*WORK TO DO:* Determine how many lines in the data below contain "source" and write only that number.

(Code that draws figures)
(begin)
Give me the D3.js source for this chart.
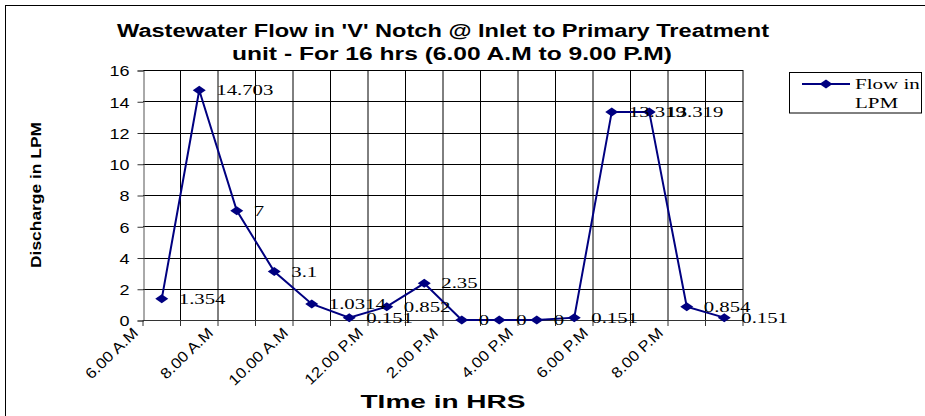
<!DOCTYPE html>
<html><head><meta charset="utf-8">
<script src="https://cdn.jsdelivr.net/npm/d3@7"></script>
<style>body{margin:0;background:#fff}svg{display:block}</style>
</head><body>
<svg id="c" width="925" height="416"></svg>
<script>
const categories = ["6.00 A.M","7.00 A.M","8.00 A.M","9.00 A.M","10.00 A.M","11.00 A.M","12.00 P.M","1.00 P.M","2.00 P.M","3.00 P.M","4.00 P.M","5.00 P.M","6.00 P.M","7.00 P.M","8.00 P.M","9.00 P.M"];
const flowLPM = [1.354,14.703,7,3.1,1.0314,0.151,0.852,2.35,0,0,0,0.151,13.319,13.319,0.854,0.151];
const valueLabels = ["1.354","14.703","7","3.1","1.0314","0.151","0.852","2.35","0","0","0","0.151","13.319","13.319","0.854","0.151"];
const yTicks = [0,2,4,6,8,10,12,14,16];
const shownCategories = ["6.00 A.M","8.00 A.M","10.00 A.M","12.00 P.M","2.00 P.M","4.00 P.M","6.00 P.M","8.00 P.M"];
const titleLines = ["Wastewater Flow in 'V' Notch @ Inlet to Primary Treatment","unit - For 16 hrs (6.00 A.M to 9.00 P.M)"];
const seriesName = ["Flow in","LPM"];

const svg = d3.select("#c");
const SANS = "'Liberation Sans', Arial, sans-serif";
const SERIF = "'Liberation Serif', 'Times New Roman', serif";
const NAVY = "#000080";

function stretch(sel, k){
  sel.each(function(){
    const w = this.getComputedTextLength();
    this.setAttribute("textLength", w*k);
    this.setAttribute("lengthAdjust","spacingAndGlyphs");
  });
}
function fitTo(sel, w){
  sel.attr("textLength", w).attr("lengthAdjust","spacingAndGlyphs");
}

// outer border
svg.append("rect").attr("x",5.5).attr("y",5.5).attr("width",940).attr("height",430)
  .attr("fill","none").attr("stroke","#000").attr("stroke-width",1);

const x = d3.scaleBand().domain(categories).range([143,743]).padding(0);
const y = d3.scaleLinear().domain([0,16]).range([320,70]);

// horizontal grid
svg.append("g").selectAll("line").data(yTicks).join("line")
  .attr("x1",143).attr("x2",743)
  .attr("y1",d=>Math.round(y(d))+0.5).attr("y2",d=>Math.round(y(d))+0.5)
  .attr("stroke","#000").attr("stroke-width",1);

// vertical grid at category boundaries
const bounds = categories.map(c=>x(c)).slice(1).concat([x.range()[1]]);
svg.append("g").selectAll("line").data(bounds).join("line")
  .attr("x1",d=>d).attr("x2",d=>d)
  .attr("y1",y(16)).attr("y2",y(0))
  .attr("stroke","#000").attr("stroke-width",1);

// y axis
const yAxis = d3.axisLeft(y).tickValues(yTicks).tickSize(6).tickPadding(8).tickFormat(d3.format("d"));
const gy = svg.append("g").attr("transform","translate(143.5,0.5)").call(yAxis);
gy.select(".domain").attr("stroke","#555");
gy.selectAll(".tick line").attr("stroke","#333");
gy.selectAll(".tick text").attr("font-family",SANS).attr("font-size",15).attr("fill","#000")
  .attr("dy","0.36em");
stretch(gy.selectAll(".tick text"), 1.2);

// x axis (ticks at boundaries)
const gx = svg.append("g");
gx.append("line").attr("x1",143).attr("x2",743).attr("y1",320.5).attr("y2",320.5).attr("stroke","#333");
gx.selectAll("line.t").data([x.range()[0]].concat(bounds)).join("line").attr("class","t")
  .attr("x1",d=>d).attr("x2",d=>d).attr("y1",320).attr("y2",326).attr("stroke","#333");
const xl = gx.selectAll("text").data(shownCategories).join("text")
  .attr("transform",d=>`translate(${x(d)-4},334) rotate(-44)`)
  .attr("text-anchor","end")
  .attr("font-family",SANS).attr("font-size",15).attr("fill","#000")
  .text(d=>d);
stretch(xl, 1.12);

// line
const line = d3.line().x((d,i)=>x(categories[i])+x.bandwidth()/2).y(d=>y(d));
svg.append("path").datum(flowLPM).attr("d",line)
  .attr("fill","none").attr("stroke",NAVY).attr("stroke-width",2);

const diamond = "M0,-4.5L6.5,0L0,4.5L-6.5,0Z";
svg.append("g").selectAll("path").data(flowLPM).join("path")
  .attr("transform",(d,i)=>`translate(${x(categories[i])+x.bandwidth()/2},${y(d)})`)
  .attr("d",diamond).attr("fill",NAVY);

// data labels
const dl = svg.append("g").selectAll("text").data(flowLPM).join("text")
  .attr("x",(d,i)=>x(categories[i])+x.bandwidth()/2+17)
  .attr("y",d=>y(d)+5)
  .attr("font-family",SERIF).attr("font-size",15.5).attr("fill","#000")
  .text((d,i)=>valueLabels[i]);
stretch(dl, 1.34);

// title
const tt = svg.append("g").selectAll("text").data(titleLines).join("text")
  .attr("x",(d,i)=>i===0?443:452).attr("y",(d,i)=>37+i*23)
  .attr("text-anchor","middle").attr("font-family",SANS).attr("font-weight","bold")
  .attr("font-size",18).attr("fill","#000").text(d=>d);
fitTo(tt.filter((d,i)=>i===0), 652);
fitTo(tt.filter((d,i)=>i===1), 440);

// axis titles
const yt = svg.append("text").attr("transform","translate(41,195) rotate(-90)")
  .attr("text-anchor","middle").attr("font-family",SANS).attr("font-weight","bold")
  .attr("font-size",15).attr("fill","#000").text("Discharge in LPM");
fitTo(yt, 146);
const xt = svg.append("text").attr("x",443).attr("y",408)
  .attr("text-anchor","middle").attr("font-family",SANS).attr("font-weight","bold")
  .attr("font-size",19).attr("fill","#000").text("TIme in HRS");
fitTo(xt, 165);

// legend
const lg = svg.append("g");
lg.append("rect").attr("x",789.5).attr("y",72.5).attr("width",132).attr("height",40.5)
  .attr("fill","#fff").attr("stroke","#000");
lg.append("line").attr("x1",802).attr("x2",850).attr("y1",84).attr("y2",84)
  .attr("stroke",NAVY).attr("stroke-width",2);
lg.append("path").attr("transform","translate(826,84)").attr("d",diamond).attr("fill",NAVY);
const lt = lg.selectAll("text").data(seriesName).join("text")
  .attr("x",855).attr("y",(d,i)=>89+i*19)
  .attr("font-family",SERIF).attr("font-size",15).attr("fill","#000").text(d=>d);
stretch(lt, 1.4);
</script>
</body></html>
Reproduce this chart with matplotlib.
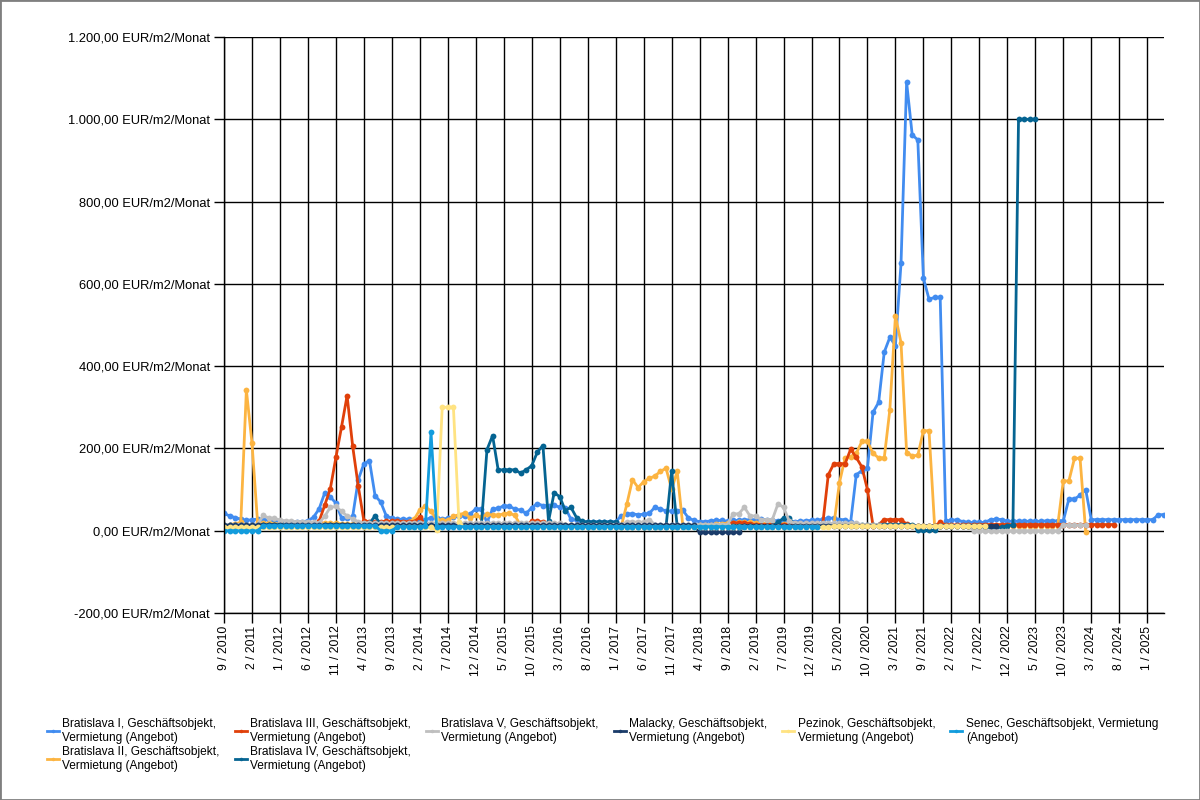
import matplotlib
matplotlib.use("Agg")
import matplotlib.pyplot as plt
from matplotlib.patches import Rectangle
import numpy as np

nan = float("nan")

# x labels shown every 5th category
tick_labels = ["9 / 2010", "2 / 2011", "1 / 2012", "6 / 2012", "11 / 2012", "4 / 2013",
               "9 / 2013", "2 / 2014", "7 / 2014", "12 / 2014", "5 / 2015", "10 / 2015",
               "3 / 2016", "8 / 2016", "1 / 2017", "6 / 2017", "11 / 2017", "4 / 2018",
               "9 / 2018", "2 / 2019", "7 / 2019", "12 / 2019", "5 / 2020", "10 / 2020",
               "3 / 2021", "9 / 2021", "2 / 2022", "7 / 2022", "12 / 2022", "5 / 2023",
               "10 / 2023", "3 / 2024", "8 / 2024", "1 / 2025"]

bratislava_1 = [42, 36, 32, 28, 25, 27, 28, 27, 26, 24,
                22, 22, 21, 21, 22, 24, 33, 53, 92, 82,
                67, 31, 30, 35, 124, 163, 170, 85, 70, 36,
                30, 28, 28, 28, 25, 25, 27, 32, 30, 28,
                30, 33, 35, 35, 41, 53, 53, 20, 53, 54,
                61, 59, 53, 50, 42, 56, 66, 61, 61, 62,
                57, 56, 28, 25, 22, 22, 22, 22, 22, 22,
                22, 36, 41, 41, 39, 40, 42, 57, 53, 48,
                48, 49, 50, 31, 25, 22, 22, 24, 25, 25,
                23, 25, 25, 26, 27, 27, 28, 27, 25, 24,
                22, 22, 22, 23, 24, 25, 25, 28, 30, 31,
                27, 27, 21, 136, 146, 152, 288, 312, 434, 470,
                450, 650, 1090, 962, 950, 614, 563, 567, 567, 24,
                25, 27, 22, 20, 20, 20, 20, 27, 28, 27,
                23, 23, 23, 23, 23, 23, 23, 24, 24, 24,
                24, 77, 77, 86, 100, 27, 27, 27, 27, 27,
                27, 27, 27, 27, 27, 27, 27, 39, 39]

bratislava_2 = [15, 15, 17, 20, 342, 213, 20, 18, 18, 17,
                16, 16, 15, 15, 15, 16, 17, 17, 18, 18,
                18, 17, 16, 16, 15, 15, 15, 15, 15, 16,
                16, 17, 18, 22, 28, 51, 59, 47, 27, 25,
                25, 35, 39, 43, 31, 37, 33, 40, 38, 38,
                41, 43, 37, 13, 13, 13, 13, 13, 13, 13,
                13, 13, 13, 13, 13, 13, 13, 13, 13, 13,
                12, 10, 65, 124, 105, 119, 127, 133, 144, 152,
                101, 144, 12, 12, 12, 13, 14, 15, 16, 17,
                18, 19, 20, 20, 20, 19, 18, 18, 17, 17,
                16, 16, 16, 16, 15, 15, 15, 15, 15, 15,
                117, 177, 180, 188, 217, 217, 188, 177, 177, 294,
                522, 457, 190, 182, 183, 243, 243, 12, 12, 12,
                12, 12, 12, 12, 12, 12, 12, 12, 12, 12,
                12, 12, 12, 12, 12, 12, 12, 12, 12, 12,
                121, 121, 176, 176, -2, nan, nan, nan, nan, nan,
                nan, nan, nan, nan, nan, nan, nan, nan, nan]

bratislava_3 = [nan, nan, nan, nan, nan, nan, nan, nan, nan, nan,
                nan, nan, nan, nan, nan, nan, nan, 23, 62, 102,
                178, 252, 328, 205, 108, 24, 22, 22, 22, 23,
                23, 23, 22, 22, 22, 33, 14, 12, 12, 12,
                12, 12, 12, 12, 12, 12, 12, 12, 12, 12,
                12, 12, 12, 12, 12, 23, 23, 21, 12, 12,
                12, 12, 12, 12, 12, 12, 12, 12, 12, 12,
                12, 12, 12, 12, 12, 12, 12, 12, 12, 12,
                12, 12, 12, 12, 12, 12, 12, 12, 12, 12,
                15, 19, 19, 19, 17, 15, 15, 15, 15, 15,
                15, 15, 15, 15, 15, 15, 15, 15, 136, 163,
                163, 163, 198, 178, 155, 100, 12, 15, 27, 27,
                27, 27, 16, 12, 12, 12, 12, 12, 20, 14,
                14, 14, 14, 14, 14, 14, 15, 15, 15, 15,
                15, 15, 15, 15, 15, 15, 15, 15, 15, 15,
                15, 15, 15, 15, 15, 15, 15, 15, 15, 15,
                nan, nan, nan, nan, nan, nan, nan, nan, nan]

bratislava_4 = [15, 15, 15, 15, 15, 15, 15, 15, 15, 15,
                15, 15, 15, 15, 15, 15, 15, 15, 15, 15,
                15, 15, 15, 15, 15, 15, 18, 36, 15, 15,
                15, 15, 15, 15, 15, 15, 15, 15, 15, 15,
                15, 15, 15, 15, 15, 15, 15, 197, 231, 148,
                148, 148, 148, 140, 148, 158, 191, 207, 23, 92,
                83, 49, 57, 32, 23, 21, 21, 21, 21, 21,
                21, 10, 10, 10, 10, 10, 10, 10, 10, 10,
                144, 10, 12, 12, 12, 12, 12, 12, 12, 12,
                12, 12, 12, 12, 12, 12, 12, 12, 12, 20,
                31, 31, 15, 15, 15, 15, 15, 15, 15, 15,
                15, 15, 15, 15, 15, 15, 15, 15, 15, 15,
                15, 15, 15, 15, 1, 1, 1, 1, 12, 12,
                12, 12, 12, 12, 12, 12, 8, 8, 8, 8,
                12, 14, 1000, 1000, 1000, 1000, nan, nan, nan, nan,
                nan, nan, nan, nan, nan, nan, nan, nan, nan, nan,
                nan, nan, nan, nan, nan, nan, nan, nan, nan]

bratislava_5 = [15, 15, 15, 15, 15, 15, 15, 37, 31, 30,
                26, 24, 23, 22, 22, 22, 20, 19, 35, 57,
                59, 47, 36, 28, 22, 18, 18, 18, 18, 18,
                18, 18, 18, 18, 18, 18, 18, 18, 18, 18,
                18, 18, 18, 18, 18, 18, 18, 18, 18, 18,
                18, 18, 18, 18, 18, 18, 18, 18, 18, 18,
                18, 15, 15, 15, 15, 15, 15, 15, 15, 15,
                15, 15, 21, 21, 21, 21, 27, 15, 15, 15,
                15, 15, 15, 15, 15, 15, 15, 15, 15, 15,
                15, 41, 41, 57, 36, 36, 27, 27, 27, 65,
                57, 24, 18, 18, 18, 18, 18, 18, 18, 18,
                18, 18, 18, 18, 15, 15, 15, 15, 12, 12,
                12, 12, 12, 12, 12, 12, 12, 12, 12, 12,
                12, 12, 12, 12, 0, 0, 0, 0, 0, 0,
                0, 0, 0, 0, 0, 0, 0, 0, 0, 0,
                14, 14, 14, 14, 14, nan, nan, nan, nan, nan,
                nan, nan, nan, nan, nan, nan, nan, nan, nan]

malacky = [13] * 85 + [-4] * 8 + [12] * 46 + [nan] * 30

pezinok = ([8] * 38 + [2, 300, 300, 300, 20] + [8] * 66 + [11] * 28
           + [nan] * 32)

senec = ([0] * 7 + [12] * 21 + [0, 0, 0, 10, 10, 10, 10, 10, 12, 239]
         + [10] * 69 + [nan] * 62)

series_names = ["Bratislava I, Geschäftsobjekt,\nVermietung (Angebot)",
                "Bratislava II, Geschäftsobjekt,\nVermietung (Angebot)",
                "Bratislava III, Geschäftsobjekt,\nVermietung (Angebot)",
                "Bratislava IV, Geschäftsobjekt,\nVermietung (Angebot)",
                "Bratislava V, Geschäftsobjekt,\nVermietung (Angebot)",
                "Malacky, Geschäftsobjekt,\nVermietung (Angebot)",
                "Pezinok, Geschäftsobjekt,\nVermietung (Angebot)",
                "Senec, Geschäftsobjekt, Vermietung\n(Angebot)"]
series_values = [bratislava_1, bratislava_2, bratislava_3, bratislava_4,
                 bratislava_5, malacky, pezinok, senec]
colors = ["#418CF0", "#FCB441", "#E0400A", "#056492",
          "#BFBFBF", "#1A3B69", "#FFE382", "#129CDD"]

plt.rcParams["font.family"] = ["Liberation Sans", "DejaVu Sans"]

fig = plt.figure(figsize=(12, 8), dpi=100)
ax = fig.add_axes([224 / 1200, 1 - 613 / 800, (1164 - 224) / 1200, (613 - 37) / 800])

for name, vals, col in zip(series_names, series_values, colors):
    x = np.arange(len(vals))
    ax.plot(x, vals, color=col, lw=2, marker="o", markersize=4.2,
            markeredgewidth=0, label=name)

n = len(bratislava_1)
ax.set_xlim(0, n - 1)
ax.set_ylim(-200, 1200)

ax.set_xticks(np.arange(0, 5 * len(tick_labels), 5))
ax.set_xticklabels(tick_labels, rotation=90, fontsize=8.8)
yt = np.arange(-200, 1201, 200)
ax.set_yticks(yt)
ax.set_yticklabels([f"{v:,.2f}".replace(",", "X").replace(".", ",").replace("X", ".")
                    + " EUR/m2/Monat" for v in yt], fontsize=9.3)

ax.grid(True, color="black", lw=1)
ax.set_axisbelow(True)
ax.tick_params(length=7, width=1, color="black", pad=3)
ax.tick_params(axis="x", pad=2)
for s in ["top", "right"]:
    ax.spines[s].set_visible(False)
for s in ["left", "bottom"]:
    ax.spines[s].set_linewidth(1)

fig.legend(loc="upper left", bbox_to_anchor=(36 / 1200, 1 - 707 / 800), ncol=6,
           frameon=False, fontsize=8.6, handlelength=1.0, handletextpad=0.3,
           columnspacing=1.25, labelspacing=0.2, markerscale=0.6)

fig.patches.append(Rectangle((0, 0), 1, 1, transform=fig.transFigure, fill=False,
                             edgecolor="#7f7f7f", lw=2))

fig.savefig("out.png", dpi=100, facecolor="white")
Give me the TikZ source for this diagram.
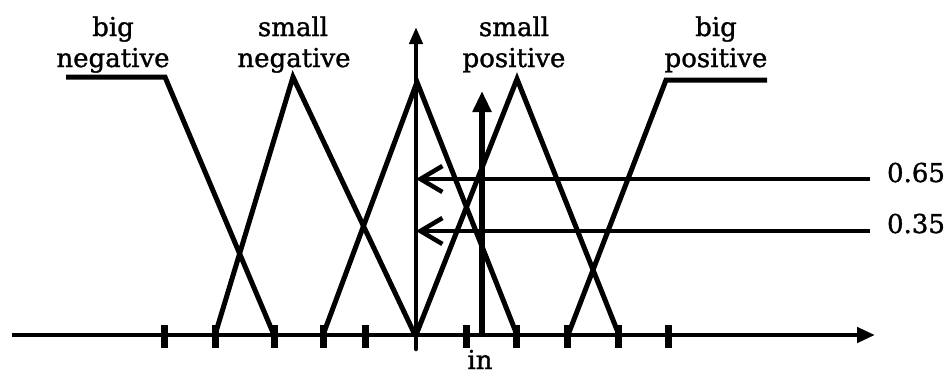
(end)
*THE SOLUTION:* 2